The ones that do exist can be expensive, she said. People also have big financial incentives to stay put. More than half of boomers have no mortgage. That group pays a median $612 in monthly housing costs, which includes insurance and property taxes, the Redfin analysis found. These homeowners could, at least theoretically, sell and use the windfall to buy something else.
Those with mortgages face a different calculus: They would generally have to give up their cheap loans and borrow at today’s much higher rates to move. Homeowners whose properties have appreciated dramatically might also face a big capital-gains tax bill if they choose to sell.
Elaine Garrison would love to move from the Palm Beach Gardens, Fla., home where she and her husband, Rick Garrison, raised their two sons. “The house is too dang big,” said Elaine, 69. “I don’t need a formal dining and living room. I don’t need four bedrooms.” What she does need: a place without stairs that aggravate her lower back every time she uses them.
The couple’s primary mortgage costs $1,750 a month including taxes, interest and insurance. A second mortgage, which they took out 15 years ago to pay for living expenses, runs between $700 and $800 a month. Their home insurance is up steeply, from around $7,000 in 2020 to $11,000 this year.
Still, they believe they would have to pay more if they bought a smaller home in the area. The Garrisons have also looked into renting, but they found that it would run them about $4,000 a month. She might be able to buy something in another state, she said, “but I’m not doing that.”
Cash buyers
Still, boomers are often in a better position to buy than anyone else. They are much more likely to buy in cash, which blunts the effects of higher interest rates and gives them room to bid more in hot housing markets. Boomers made up 31% of home buyers, while millennials made up 38%, a 2023 National Association of Realtors survey found. Michael and Heather Sandifer, who are 73 and 77, have no plans to leave the threebedroom Greenwich, Conn., home they bought in 1992.

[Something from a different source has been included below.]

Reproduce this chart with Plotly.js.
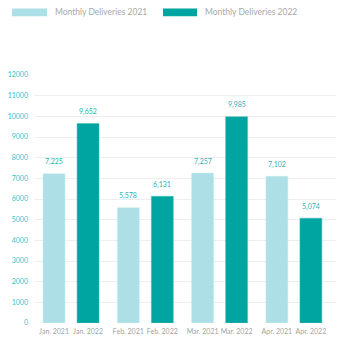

They love the place and figure that moving to an apartment or smaller house in the area would cost them much more. They owe about $170,000 on the property at a rate around 3%. Heather, a former textile designer, has taken over two of the bedrooms as studios for her botanical-focused art. The property is close to local walking trails and a train line to New York City. The Sandifers enjoy cooking together in the kitchen almost every day. “We’re kind of stuck where we are, but in a nice way,” said Michael.